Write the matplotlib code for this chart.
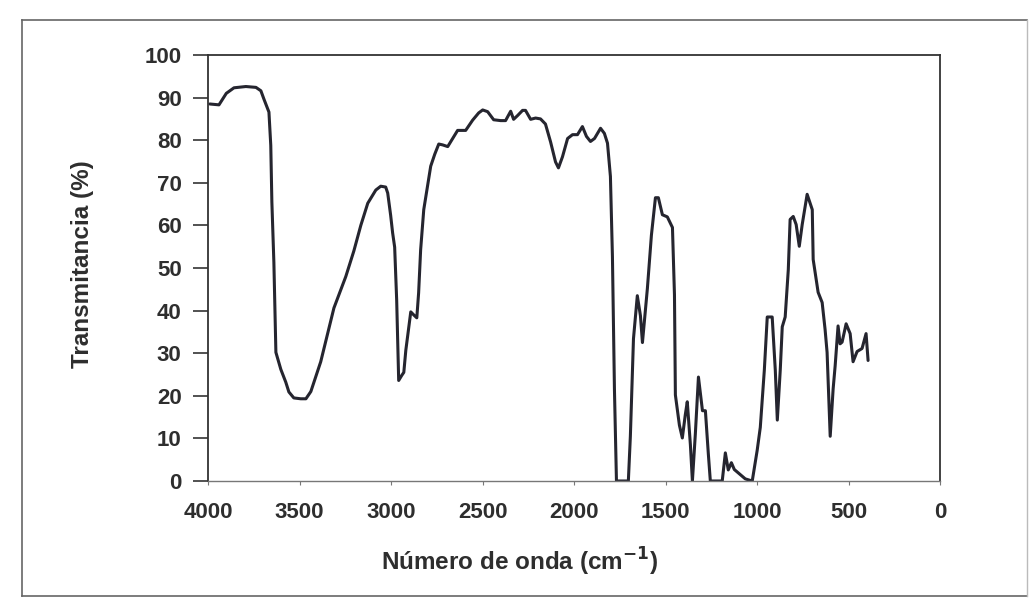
import matplotlib
matplotlib.use("Agg")
import matplotlib.pyplot as plt
from matplotlib.lines import Line2D

plt.rcParams['font.family'] = ['Liberation Sans', 'DejaVu Sans']

# espectro IR: numero de onda (cm-1) y transmitancia (%)
numero_onda = [3990, 3940, 3900, 3858, 3793, 3738, 3711, 3694, 3667, 3657, 3651,
               3640, 3629, 3602, 3575, 3558, 3531, 3493, 3465, 3438, 3384,
               3312, 3247, 3203, 3165, 3127, 3083, 3056, 3029, 3018, 3002,
               2991, 2980, 2969, 2963, 2958, 2941, 2930, 2919, 2892, 2876,
               2859, 2849, 2838, 2821, 2799, 2783, 2761, 2739, 2718, 2690,
               2663, 2636, 2592, 2554, 2521, 2499, 2472, 2439, 2401, 2374,
               2346, 2330, 2308, 2281, 2265, 2237, 2210, 2183, 2156, 2128,
               2101, 2085, 2063, 2035, 2008, 1981, 1954, 1932, 1910, 1888,
               1855, 1834, 1817, 1801, 1790, 1779, 1768, 1735, 1703, 1692,
               1675, 1654, 1637, 1626, 1599, 1577, 1555, 1539, 1517, 1490,
               1462, 1451, 1446, 1424, 1408, 1392, 1381, 1364, 1353, 1337,
               1320, 1298, 1282, 1266, 1255, 1190, 1173, 1157, 1140, 1124,
               1091, 1064, 1026, 999, 982, 960, 944, 917, 900, 889,
               873, 862, 846, 829, 819, 802, 786, 769, 753, 726,
               698, 693, 666, 644, 628, 617, 600, 584, 573, 557,
               546, 535, 513, 491, 475, 453, 426, 404, 393]
transmitancia = [88.5, 88.3, 91.0, 92.3, 92.6, 92.4, 91.6, 89.6, 86.6, 78.8, 65.5,
                 51.3, 30.2, 26.2, 23.2, 20.9, 19.5, 19.3, 19.3, 21.0, 28.0,
                 40.6, 48.0, 54.0, 60.0, 65.2, 68.3, 69.2, 69.0, 67.6, 62.4,
                 58.2, 54.9, 42.5, 32.3, 23.6, 24.8, 25.5, 30.7, 39.7, 39.0,
                 38.3, 44.2, 54.3, 63.7, 69.6, 73.9, 76.7, 79.1, 78.9, 78.5,
                 80.4, 82.3, 82.3, 84.7, 86.4, 87.1, 86.7, 84.8, 84.6, 84.6,
                 86.8, 84.9, 85.8, 87.0, 87.0, 84.9, 85.2, 85.0, 83.8, 79.6,
                 74.9, 73.5, 76.1, 80.4, 81.3, 81.3, 83.2, 80.9, 79.7, 80.4,
                 82.8, 81.6, 79.3, 71.5, 52.7, 21.5, 0.0, 0.0, 0.0, 10.5,
                 33.4, 43.5, 38.8, 32.5, 45.2, 57.7, 66.5, 66.5, 62.5, 62.0,
                 59.5, 43.7, 20.2, 13.1, 10.1, 15.5, 18.6, 8.5, 0.0, 11.0,
                 24.4, 16.5, 16.5, 6.4, 0.0, 0.0, 6.6, 2.6, 4.3, 2.7,
                 1.5, 0.5, 0.0, 7.2, 12.6, 26.0, 38.5, 38.5, 26.0, 14.3,
                 26.0, 36.2, 38.5, 49.6, 61.4, 62.1, 60.2, 55.1, 60.2, 67.3,
                 63.7, 52.0, 44.3, 41.9, 35.6, 30.2, 10.5, 21.6, 27.0, 36.4,
                 32.2, 32.6, 36.9, 34.6, 28.0, 30.4, 31.1, 34.6, 28.3]

x_ticks = [4000, 3500, 3000, 2500, 2000, 1500, 1000, 500, 0]
y_ticks = [0, 10, 20, 30, 40, 50, 60, 70, 80, 90, 100]

texto = '#2e2e2e'

fig = plt.figure(figsize=(10.32, 6.06), dpi=100)
ax = fig.add_axes([208 / 1032, 1 - 481 / 606, 732 / 1032, 426 / 606])

ax.plot(numero_onda, transmitancia, color='#25252f', lw=2.2,
        solid_joinstyle='round', solid_capstyle='round')

ax.set_xlim(4000, 0)
ax.set_ylim(0, 100)
ax.set_xticks(x_ticks)
ax.set_yticks(y_ticks)
ax.tick_params(axis='y', direction='out', length=11, width=1.2, pad=8,
               labelsize=16, colors='#333333', labelcolor=texto)
ax.tick_params(axis='x', direction='out', length=3, width=0.8, pad=12,
               labelsize=16, colors='#777777', labelcolor=texto)
for lab in ax.get_xticklabels() + ax.get_yticklabels():
    lab.set_fontweight('bold')

for s in ax.spines.values():
    s.set_color('#333333')
    s.set_linewidth(1.3)
ax.spines['bottom'].set_color('#777777')
ax.spines['bottom'].set_linewidth(1.0)

ax.set_xlabel('Número de onda (cm$^{\\mathbf{-1}}$)', fontsize=17.5, fontweight='bold',
              color=texto)
ax.set_ylabel('Transmitancia (%)', fontsize=17.5, fontweight='bold', color=texto)
ax.xaxis.set_label_coords((520 - 208) / 732, (481 - 546) / 426)
ax.yaxis.set_label_coords((94 - 208) / 732, (481 - 264) / 426)

# marco exterior del grafico
borde = dict(color='#666666', lw=1.2, transform=fig.transFigure)
izq, der, arr, aba = 22 / 1032, 1027 / 1032, 1 - 20 / 606, 1 - 596 / 606
fig.add_artist(Line2D([izq, der], [arr, arr], **borde))
fig.add_artist(Line2D([izq, der], [aba, aba], **borde))
fig.add_artist(Line2D([izq, izq], [arr, aba], **borde))
fig.add_artist(Line2D([der, der], [arr, aba], color='#bbbbbb', lw=1.0, transform=fig.transFigure))

fig.savefig('out.png', dpi=100, facecolor='white')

= = =

| Your goal |
Leave the pictures out and please restate exactly the lines running from the start of the material through the one with "plt.rcParams['font.family'] = ['Liberation".

| Reply |
Write the matplotlib code for this chart.
import matplotlib
matplotlib.use("Agg")
import matplotlib.pyplot as plt
from matplotlib.lines import Line2D

plt.rcParams['font.family'] = ['Liberation Sans', 'DejaVu Sans']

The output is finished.